**Exercise directions**
Reproduce all the lines below exactly and omit the images.

**Dataset excerpt**
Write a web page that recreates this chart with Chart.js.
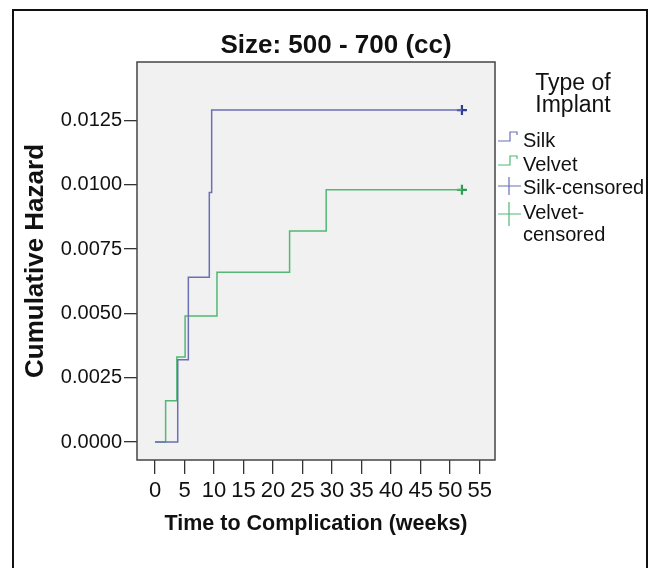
<!DOCTYPE html>
<html>
<head>
<meta charset="utf-8">
<script src="https://cdn.jsdelivr.net/npm/chart.js@4/dist/chart.umd.min.js"></script>
<style>
  html, body { margin: 0; padding: 0; background: #fff; }
  #wrap { width: 657px; height: 568px; position: relative; }
</style>
</head>
<body>
<div id="wrap"><canvas id="hazardChart"></canvas></div>
<script>
// step data (weeks, cumulative hazard)
var silkWeeks   = [0, 3.85, 5.65, 9.2, 9.6, 52];
var silkHazard  = [0, 0.0032, 0.0064, 0.0097, 0.0129, 0.0129];
var velvetWeeks  = [0, 1.8, 3.7, 5.1, 10.5, 22.8, 29, 52];
var velvetHazard = [0, 0.0016, 0.0033, 0.0049, 0.0066, 0.0082, 0.0098, 0.0098];
var silkCensoredWeeks = [52];
var silkCensoredHazard = [0.0129];
var velvetCensoredWeeks = [52];
var velvetCensoredHazard = [0.0098];

var xTicks = [0, 5, 10, 15, 20, 25, 30, 35, 40, 45, 50, 55];
var yTicks = [0, 0.0025, 0.005, 0.0075, 0.01, 0.0125];
var legendTitle = ['Type of', 'Implant'];
var legendLabels = ['Silk', 'Velvet', 'Silk-censored', ['Velvet-', 'censored']];

var SILK = '#6a6fb6';
var VELVET = '#52b874';
var SILK_DARK = '#2f3d8f';
var VELVET_DARK = '#2f9a52';
var FONT = "'Liberation Sans', Arial, sans-serif";

function toPoints(xs, ys) {
  return xs.map(function(x, i) { return { x: x, y: ys[i] }; });
}

// grey plot background, plot border and the outer frame
var framePlugin = {
  id: 'frame',
  beforeDraw: function(chart) {
    var ctx = chart.ctx, a = chart.chartArea;
    ctx.save();
    ctx.fillStyle = '#f1f1f1';
    ctx.fillRect(a.left, a.top, a.right - a.left, a.bottom - a.top);
    ctx.restore();
  },
  afterDraw: function(chart) {
    var ctx = chart.ctx, a = chart.chartArea;
    ctx.save();
    ctx.strokeStyle = '#444';
    ctx.lineWidth = 1.5;
    ctx.strokeRect(a.left, a.top, a.right - a.left, a.bottom - a.top);
    ctx.strokeStyle = '#111';
    ctx.lineWidth = 2;
    ctx.strokeRect(13, 10, 634, 600);

    // main title
    ctx.fillStyle = '#111';
    ctx.font = 'bold 26px ' + FONT;
    ctx.textAlign = 'center';
    ctx.textBaseline = 'middle';
    ctx.fillText('Size: 500 - 700 (cc)', 336, 46);

    // legend
    ctx.font = '23px ' + FONT;
    ctx.fillText(legendTitle[0], 573, 84);
    ctx.fillText(legendTitle[1], 573, 106);

    ctx.font = '20px ' + FONT;
    ctx.textAlign = 'left';
    var rows = [141, 165, 188, 213];
    var colors = [SILK, VELVET, SILK, VELVET];
    legendLabels.forEach(function(lab, i) {
      var y = rows[i];
      ctx.strokeStyle = colors[i];
      ctx.lineWidth = 1.2;
      ctx.beginPath();
      if (i < 2) {
        ctx.moveTo(498, y);
        ctx.lineTo(510, y);
        ctx.lineTo(510, y - 9);
        ctx.lineTo(517, y - 9);
        ctx.lineTo(517, y - 6);
      } else {
        var cy = i === 2 ? y - 2 : y + 1;
        var half = i === 2 ? 9 : 12;
        ctx.moveTo(498, cy);
        ctx.lineTo(521, cy);
        ctx.moveTo(509, cy - half);
        ctx.lineTo(509, cy + half);
      }
      ctx.stroke();
      ctx.fillStyle = '#111';
      if (Array.isArray(lab)) {
        ctx.fillText(lab[0], 523, y);
        ctx.fillText(lab[1], 523, y + 22);
      } else {
        ctx.fillText(lab, 523, y);
      }
    });
    ctx.restore();
  }
};

var ctx = document.getElementById('hazardChart').getContext('2d');
var hazardChart = new Chart(ctx, {
  type: 'scatter',
  data: {
    datasets: [
      {
        label: 'Silk',
        data: toPoints(silkWeeks, silkHazard),
        showLine: true,
        stepped: 'before',
        borderColor: SILK,
        borderWidth: 1.5,
        pointRadius: 0
      },
      {
        label: 'Velvet',
        data: toPoints(velvetWeeks, velvetHazard),
        showLine: true,
        stepped: 'before',
        borderColor: VELVET,
        borderWidth: 1.5,
        pointRadius: 0
      },
      {
        label: 'Silk-censored',
        data: toPoints(silkCensoredWeeks, silkCensoredHazard),
        pointStyle: 'cross',
        pointRadius: 5,
        borderWidth: 2.2,
        borderColor: SILK_DARK
      },
      {
        label: 'Velvet-censored',
        data: toPoints(velvetCensoredWeeks, velvetCensoredHazard),
        pointStyle: 'cross',
        pointRadius: 5,
        borderWidth: 2.2,
        borderColor: VELVET_DARK
      }
    ]
  },
  options: {
    responsive: true,
    maintainAspectRatio: false,
    animation: false,
    layout: {
      padding: { top: 62, right: 162, left: 0, bottom: 0 }
    },
    scales: {
      x: {
        type: 'linear',
        min: -3.05,
        max: 57.6,
        afterBuildTicks: function(scale) {
          scale.ticks = xTicks.map(function(v) { return { value: v }; });
        },
        afterFit: function(scale) { scale.height = 108; },
        border: { display: false },
        grid: {
          drawOnChartArea: false,
          tickLength: 14,
          color: '#333',
          lineWidth: 1.3
        },
        ticks: {
          color: '#111',
          padding: 4,
          maxRotation: 0,
          autoSkip: false,
          font: { family: FONT, size: 22 }
        },
        title: {
          display: true,
          text: 'Time to Complication (weeks)',
          color: '#111',
          font: { family: FONT, size: 21.5, weight: 'bold' },
          padding: { top: 0, bottom: 31 }
        }
      },
      y: {
        min: -0.0007,
        max: 0.01477,
        afterBuildTicks: function(scale) {
          scale.ticks = yTicks.map(function(v) { return { value: v }; });
        },
        afterFit: function(scale) { scale.width = 137; },
        border: { display: false },
        grid: {
          drawOnChartArea: false,
          tickLength: 13,
          color: '#333',
          lineWidth: 1.3
        },
        ticks: {
          color: '#111',
          padding: 2,
          autoSkip: false,
          font: { family: FONT, size: 20 },
          callback: function(value) { return value.toFixed(4); }
        },
        title: {
          display: true,
          text: 'Cumulative Hazard',
          color: '#111',
          font: { family: FONT, size: 26, weight: 'bold' },
          padding: { top: 20, bottom: 0 }
        }
      }
    },
    plugins: {
      legend: { display: false },
      tooltip: { enabled: false }
    }
  },
  plugins: [framePlugin]
});
</script>
</body>
</html>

**In response**
Write a web page that recreates this chart with Chart.js.
<!DOCTYPE html>
<html>
<head>
<meta charset="utf-8">
<script src="https://cdn.jsdelivr.net/npm/chart.js@4/dist/chart.umd.min.js"></script>
<style>
  html, body { margin: 0; padding: 0; background: #fff; }
  #wrap { width: 657px; height: 568px; position: relative; }
</style>
</head>
<body>
<div id="wrap"><canvas id="hazardChart"></canvas></div>
<script>
// step data (weeks, cumulative hazard)
var silkWeeks   = [0, 3.85, 5.65, 9.2, 9.6, 52];
var silkHazard  = [0, 0.0032, 0.0064, 0.0097, 0.0129, 0.0129];
var velvetWeeks  = [0, 1.8, 3.7, 5.1, 10.5, 22.8, 29, 52];
var velvetHazard = [0, 0.0016, 0.0033, 0.0049, 0.0066, 0.0082, 0.0098, 0.0098];
var silkCensoredWeeks = [52];
var silkCensoredHazard = [0.0129];
var velvetCensoredWeeks = [52];
var velvetCensoredHazard = [0.0098];

var xTicks = [0, 5, 10, 15, 20, 25, 30, 35, 40, 45, 50, 55];
var yTicks = [0, 0.0025, 0.005, 0.0075, 0.01, 0.0125];
var legendTitle = ['Type of', 'Implant'];
var legendLabels = ['Silk', 'Velvet', 'Silk-censored', ['Velvet-', 'censored']];

var SILK = '#6a6fb6';
var VELVET = '#52b874';
var SILK_DARK = '#2f3d8f';
var VELVET_DARK = '#2f9a52';
var FONT = "'Liberation Sans', Arial, sans-serif";

function toPoints(xs, ys) {
  return xs.map(function(x, i) { return { x: x, y: ys[i] }; });
}

// grey plot background, plot border and the outer frame
var framePlugin = {
  id: 'frame',
  beforeDraw: function(chart) {
    var ctx = chart.ctx, a = chart.chartArea;
    ctx.save();
    ctx.fillStyle = '#f1f1f1';
    ctx.fillRect(a.left, a.top, a.right - a.left, a.bottom - a.top);
    ctx.restore();
  },
  afterDraw: function(chart) {
    var ctx = chart.ctx, a = chart.chartArea;
    ctx.save();
    ctx.strokeStyle = '#444';
    ctx.lineWidth = 1.5;
    ctx.strokeRect(a.left, a.top, a.right - a.left, a.bottom - a.top);
    ctx.strokeStyle = '#111';
    ctx.lineWidth = 2;
    ctx.strokeRect(13, 10, 634, 600);

    // main title
    ctx.fillStyle = '#111';
    ctx.font = 'bold 26px ' + FONT;
    ctx.textAlign = 'center';
    ctx.textBaseline = 'middle';
    ctx.fillText('Size: 500 - 700 (cc)', 336, 46);

    // legend
    ctx.font = '23px ' + FONT;
    ctx.fillText(legendTitle[0], 573, 84);
    ctx.fillText(legendTitle[1], 573, 106);

    ctx.font = '20px ' + FONT;
    ctx.textAlign = 'left';
    var rows = [141, 165, 188, 213];
    var colors = [SILK, VELVET, SILK, VELVET];
    legendLabels.forEach(function(lab, i) {
      var y = rows[i];
      ctx.strokeStyle = colors[i];
      ctx.lineWidth = 1.2;
      ctx.beginPath();
      if (i < 2) {
        ctx.moveTo(498, y);
        ctx.lineTo(510, y);
        ctx.lineTo(510, y - 9);
        ctx.lineTo(517, y - 9);
        ctx.lineTo(517, y - 6);
      } else {
        var cy = i === 2 ? y - 2 : y + 1;
        var half = i === 2 ? 9 : 12;
        ctx.moveTo(498, cy);
        ctx.lineTo(521, cy);
        ctx.moveTo(509, cy - half);
        ctx.lineTo(509, cy + half);
      }
      ctx.stroke();
      ctx.fillStyle = '#111';
      if (Array.isArray(lab)) {
        ctx.fillText(lab[0], 523, y);
        ctx.fillText(lab[1], 523, y + 22);
      } else {
        ctx.fillText(lab, 523, y);
      }
    });
    ctx.restore();
  }
};

var ctx = document.getElementById('hazardChart').getContext('2d');
var hazardChart = new Chart(ctx, {
  type: 'scatter',
  data: {
    datasets: [
      {
        label: 'Silk',
        data: toPoints(silkWeeks, silkHazard),
        showLine: true,
        stepped: 'before',
        borderColor: SILK,
        borderWidth: 1.5,
        pointRadius: 0
      },
      {
        label: 'Velvet',
        data: toPoints(velvetWeeks, velvetHazard),
        showLine: true,
        stepped: 'before',
        borderColor: VELVET,
        borderWidth: 1.5,
        pointRadius: 0
      },
      {
        label: 'Silk-censored',
        data: toPoints(silkCensoredWeeks, silkCensoredHazard),
        pointStyle: 'cross',
        pointRadius: 5,
        borderWidth: 2.2,
        borderColor: SILK_DARK
      },
      {
        label: 'Velvet-censored',
        data: toPoints(velvetCensoredWeeks, velvetCensoredHazard),
        pointStyle: 'cross',
        pointRadius: 5,
        borderWidth: 2.2,
        borderColor: VELVET_DARK
      }
    ]
  },
  options: {
    responsive: true,
    maintainAspectRatio: false,
    animation: false,
    layout: {
      padding: { top: 62, right: 162, left: 0, bottom: 0 }
    },
    scales: {
      x: {
        type: 'linear',
        min: -3.05,
        max: 57.6,
        afterBuildTicks: function(scale) {
          scale.ticks = xTicks.map(function(v) { return { value: v }; });
        },
        afterFit: function(scale) { scale.height = 108; },
        border: { display: false },
        grid: {
          drawOnChartArea: false,
          tickLength: 14,
          color: '#333',
          lineWidth: 1.3
        },
        ticks: {
          color: '#111',
          padding: 4,
          maxRotation: 0,
          autoSkip: false,
          font: { family: FONT, size: 22 }
        },
        title: {
          display: true,
          text: 'Time to Complication (weeks)',
          color: '#111',
          font: { family: FONT, size: 21.5, weight: 'bold' },
          padding: { top: 0, bottom: 31 }
        }
      },
      y: {
        min: -0.0007,
        max: 0.01477,
        afterBuildTicks: function(scale) {
          scale.ticks = yTicks.map(function(v) { return { value: v }; });
        },
        afterFit: function(scale) { scale.width = 137; },
        border: { display: false },
        grid: {
          drawOnChartArea: false,
          tickLength: 13,
          color: '#333',
          lineWidth: 1.3
        },
        ticks: {
          color: '#111',
          padding: 2,
          autoSkip: false,
          font: { family: FONT, size: 20 },
          callback: function(value) { return value.toFixed(4); }
        },
        title: {
          display: true,
          text: 'Cumulative Hazard',
          color: '#111',
          font: { family: FONT, size: 26, weight: 'bold' },
          padding: { top: 20, bottom: 0 }
        }
      }
    },
    plugins: {
      legend: { display: false },
      tooltip: { enabled: false }
    }
  },
  plugins: [framePlugin]
});
</script>
</body>
</html>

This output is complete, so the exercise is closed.